• **What is being asked**
Starting with the first line of the data that follows, transcribe every line verbatim until the line containing "const binWidth = 1 / 6;" has been transcribed.

==== Information shown

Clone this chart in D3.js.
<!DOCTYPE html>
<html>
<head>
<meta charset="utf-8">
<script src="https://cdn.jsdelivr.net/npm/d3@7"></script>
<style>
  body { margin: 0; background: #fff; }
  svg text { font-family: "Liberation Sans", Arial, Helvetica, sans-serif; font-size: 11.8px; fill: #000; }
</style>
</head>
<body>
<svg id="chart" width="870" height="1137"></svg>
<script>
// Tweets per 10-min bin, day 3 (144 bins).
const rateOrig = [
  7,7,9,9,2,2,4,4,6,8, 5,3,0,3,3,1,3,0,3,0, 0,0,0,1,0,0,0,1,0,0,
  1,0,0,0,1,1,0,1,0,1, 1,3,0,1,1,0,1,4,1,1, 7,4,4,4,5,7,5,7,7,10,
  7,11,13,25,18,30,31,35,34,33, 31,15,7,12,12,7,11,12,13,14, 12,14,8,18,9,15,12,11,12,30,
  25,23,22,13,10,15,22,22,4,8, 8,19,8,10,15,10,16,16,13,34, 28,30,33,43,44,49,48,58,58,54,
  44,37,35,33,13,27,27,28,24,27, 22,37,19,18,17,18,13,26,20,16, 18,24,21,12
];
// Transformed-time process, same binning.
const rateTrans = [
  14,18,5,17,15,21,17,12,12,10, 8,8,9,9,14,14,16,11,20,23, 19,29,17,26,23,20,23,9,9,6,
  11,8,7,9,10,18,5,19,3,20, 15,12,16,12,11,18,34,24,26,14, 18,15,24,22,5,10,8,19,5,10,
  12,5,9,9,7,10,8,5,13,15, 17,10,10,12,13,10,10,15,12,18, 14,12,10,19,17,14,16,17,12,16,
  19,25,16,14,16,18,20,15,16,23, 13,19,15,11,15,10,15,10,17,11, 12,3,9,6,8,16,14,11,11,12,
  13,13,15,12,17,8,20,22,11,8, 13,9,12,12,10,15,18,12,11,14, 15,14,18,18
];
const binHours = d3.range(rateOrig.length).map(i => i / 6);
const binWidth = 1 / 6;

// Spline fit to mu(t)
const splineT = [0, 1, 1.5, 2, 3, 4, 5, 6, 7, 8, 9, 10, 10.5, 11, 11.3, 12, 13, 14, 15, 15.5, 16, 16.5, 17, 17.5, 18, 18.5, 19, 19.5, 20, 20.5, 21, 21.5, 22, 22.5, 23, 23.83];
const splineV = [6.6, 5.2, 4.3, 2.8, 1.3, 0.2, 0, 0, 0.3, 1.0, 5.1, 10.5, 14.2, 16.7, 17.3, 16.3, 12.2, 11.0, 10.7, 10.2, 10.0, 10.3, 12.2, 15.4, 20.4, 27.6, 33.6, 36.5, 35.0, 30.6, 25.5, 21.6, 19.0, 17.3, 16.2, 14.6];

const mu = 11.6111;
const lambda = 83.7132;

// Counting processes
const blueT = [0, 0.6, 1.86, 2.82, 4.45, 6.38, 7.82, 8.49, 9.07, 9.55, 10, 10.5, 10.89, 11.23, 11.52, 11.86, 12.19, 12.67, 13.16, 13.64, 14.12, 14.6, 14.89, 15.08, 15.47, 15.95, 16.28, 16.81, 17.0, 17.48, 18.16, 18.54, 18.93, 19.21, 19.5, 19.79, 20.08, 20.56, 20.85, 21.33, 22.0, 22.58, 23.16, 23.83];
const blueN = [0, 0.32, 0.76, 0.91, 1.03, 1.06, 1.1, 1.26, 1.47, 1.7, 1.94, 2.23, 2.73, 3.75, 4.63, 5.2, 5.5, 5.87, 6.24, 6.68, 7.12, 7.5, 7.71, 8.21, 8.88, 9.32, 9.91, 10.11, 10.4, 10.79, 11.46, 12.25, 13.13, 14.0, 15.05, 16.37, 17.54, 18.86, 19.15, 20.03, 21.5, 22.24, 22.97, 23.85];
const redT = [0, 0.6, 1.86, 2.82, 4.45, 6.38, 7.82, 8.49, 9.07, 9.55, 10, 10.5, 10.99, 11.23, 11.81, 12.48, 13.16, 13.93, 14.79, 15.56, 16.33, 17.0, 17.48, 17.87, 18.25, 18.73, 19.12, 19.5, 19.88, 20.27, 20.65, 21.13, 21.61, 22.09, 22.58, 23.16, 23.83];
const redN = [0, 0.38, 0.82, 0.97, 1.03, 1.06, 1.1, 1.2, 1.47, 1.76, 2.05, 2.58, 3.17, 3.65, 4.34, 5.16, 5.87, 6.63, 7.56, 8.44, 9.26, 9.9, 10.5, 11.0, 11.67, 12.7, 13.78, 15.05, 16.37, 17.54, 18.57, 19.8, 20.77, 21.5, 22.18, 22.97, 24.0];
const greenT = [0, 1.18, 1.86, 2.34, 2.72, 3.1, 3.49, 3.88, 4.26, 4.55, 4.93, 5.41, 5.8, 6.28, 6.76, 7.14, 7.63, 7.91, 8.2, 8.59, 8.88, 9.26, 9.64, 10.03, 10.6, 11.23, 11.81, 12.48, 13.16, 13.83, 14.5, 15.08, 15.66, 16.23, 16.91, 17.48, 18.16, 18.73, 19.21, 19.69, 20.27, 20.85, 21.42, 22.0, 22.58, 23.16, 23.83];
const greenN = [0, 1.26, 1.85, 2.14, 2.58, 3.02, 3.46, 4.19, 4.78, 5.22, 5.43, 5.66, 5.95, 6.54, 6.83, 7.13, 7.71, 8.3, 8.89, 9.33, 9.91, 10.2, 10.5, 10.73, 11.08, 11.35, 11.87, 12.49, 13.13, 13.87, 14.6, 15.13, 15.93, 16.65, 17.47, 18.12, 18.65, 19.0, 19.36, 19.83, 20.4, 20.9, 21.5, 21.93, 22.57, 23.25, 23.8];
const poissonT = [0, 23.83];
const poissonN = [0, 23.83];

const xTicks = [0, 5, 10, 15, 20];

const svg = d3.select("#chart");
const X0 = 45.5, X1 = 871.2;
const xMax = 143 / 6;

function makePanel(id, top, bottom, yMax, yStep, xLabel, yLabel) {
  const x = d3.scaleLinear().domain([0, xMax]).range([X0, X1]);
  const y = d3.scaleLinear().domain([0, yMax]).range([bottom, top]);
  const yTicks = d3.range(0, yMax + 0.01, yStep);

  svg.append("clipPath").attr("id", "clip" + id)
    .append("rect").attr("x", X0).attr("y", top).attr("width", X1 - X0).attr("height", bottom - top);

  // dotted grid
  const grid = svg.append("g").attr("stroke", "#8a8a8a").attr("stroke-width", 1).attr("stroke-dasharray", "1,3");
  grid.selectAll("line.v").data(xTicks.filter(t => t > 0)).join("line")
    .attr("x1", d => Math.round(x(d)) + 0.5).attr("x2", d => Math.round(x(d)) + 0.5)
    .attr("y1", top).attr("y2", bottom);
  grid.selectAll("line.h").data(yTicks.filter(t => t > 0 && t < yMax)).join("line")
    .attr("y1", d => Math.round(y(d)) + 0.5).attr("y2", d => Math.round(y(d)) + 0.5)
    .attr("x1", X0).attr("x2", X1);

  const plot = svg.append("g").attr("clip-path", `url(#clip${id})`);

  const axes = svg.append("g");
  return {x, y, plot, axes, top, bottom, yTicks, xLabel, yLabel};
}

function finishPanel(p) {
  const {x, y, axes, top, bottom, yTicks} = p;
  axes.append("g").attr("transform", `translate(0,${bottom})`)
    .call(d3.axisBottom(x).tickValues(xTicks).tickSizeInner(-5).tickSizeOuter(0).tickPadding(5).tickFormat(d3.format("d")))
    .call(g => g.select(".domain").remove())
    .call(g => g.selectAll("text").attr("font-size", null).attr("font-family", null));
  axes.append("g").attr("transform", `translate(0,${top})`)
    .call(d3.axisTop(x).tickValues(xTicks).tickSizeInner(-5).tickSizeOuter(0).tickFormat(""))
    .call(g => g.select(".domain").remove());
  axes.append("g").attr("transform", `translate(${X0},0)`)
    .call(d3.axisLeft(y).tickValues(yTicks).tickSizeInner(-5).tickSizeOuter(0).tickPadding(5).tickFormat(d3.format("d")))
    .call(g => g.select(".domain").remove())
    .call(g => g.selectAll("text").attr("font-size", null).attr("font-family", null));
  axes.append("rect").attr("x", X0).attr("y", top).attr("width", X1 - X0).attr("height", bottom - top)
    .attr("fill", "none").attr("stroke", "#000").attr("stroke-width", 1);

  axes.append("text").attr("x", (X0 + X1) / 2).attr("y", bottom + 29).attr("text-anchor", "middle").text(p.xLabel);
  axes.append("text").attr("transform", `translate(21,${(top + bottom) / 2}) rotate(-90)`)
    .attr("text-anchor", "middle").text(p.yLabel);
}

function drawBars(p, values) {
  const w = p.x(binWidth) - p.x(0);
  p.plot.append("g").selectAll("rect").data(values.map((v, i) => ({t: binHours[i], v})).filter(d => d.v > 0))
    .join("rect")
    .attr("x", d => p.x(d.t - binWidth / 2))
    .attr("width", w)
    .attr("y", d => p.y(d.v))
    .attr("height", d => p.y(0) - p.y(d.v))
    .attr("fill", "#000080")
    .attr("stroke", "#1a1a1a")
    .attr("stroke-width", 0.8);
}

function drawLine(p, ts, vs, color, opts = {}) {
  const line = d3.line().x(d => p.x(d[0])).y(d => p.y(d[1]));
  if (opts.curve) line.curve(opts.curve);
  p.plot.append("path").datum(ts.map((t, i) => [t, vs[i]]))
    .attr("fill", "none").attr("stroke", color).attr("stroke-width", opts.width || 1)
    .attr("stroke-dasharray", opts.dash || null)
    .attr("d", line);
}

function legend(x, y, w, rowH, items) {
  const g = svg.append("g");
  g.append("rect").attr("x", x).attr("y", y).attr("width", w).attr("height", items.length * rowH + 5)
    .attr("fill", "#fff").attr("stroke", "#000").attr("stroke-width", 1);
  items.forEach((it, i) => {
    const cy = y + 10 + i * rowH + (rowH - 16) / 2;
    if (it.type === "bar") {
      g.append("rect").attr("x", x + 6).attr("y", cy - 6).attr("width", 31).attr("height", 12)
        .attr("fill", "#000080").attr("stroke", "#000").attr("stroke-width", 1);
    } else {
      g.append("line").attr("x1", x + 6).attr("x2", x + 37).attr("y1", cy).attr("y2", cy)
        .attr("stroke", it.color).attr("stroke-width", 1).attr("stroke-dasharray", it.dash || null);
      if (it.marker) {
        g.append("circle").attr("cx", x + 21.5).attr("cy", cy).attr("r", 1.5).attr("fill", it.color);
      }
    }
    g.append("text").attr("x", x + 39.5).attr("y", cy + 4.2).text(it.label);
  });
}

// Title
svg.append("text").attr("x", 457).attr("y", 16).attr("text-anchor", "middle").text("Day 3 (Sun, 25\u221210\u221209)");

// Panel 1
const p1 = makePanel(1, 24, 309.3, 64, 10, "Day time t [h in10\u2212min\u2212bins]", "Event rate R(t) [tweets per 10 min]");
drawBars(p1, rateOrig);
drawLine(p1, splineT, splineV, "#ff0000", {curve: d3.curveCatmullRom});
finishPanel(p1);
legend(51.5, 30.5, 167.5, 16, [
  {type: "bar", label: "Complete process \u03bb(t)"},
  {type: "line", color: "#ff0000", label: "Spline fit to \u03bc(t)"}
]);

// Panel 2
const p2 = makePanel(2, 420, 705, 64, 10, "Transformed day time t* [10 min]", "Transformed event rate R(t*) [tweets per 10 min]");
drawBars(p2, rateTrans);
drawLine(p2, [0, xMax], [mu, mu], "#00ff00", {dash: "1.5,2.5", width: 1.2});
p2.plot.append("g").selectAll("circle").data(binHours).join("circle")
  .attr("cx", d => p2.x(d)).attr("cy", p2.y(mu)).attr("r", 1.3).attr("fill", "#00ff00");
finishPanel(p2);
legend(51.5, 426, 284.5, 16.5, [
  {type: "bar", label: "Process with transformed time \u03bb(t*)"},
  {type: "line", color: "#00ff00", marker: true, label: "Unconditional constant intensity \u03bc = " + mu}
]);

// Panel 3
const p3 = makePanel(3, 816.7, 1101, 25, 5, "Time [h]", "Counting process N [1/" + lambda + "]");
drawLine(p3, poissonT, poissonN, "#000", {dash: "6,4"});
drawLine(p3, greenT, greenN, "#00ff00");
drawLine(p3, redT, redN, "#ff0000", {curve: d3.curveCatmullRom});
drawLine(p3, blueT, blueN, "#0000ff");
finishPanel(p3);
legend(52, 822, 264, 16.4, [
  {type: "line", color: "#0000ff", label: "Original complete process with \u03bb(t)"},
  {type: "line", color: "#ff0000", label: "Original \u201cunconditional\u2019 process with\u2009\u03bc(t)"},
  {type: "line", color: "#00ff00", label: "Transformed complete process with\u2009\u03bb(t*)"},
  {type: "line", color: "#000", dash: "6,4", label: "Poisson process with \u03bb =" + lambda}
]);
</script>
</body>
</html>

========

• **Output for this task**
Clone this chart in D3.js.
<!DOCTYPE html>
<html>
<head>
<meta charset="utf-8">
<script src="https://cdn.jsdelivr.net/npm/d3@7"></script>
<style>
  body { margin: 0; background: #fff; }
  svg text { font-family: "Liberation Sans", Arial, Helvetica, sans-serif; font-size: 11.8px; fill: #000; }
</style>
</head>
<body>
<svg id="chart" width="870" height="1137"></svg>
<script>
// Tweets per 10-min bin, day 3 (144 bins).
const rateOrig = [
  7,7,9,9,2,2,4,4,6,8, 5,3,0,3,3,1,3,0,3,0, 0,0,0,1,0,0,0,1,0,0,
  1,0,0,0,1,1,0,1,0,1, 1,3,0,1,1,0,1,4,1,1, 7,4,4,4,5,7,5,7,7,10,
  7,11,13,25,18,30,31,35,34,33, 31,15,7,12,12,7,11,12,13,14, 12,14,8,18,9,15,12,11,12,30,
  25,23,22,13,10,15,22,22,4,8, 8,19,8,10,15,10,16,16,13,34, 28,30,33,43,44,49,48,58,58,54,
  44,37,35,33,13,27,27,28,24,27, 22,37,19,18,17,18,13,26,20,16, 18,24,21,12
];
// Transformed-time process, same binning.
const rateTrans = [
  14,18,5,17,15,21,17,12,12,10, 8,8,9,9,14,14,16,11,20,23, 19,29,17,26,23,20,23,9,9,6,
  11,8,7,9,10,18,5,19,3,20, 15,12,16,12,11,18,34,24,26,14, 18,15,24,22,5,10,8,19,5,10,
  12,5,9,9,7,10,8,5,13,15, 17,10,10,12,13,10,10,15,12,18, 14,12,10,19,17,14,16,17,12,16,
  19,25,16,14,16,18,20,15,16,23, 13,19,15,11,15,10,15,10,17,11, 12,3,9,6,8,16,14,11,11,12,
  13,13,15,12,17,8,20,22,11,8, 13,9,12,12,10,15,18,12,11,14, 15,14,18,18
];
const binHours = d3.range(rateOrig.length).map(i => i / 6);
const binWidth = 1 / 6;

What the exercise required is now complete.